The people did not give up on the last statement of our Lord as they pressed further by asking Jesus for a miracle to convince them to believe in him. They quoted the miracle of the Manna in the first reading. In essence the people were insistent for another miracle of multiplication of bread. That was why they took the pain and risk to cross over the sea to Capernaum. Our Lord then turned their attention to another kind of bread which upon partaking in it they will not be hungry again. Instantly they opted for that “miracle bread”. Contrary to their expectation, Jesus told them that he is that bread, the bread of life. This discussion will continue in the coming Sunday on Jesus Christ as the Living Bread.
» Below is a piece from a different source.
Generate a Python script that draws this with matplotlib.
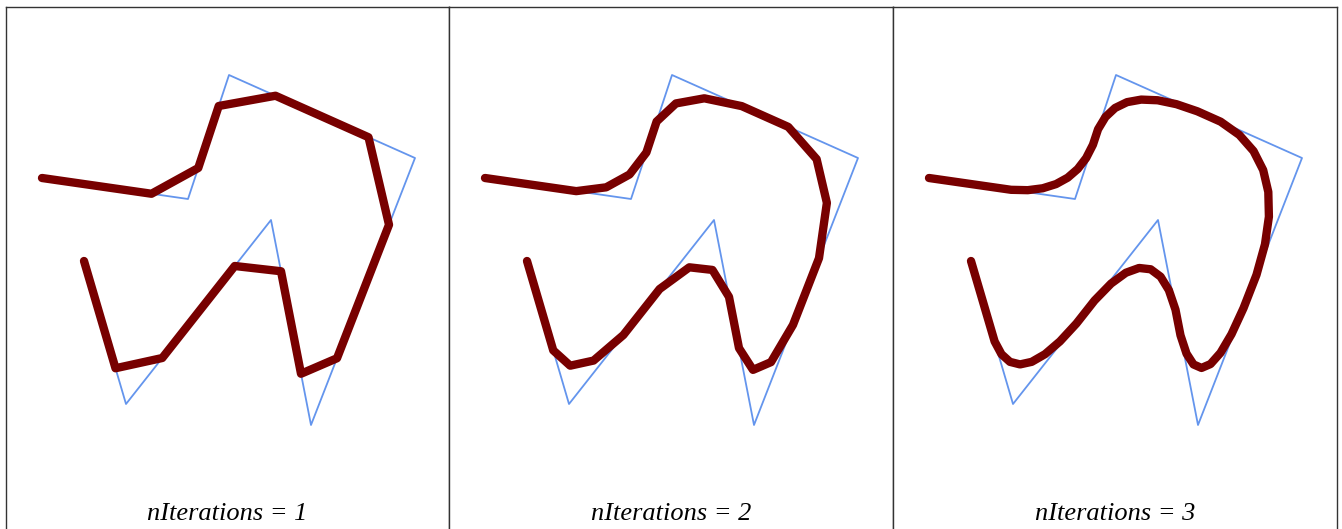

Today we concerned with the revolt against God and the search for Jesus Christ. An attentive reflection of these two activities connects us with a common factor that explains why the people revolted against God in the first reading and the ultimate search for Jesus Christ in the gospel reading. This factor is simply the satisfaction of physical hunger with food (be it in form of bread, meat or fish). This is the same situation with most of us. When we are faced with some identifiable lacks in our lives, we tend to put God on the hot seat to provide answers why things should not be excellent for us. But when we get superlative or good times we tend to forget that God even exists.
On the other hand most of us join the band wagon to and fro the Church on Sundays and other days, but the question is “ for what specific motive?”. It is not uncommon that most of us butterfly from one church to the other, from one religious house to another in search of miracles. Some people are fundamentally attracted to those worship centres where it is perceived that there is someone (a man or a woman) who sees vision and can perform wonders. This is not actually the essence of our Christian vocation. The great miracle is that you know God; the greater miracle is that you worship Him, love him as well as others and the greatest miracle is that you finally succeed to be with him in heaven. If we understand these very well there will not be need for us to revolt nor search for Jesus because of perishable things but for values that are eternal (Matt. 6:33).
Have a wonderful Sunday and indeed a graceful Month of August.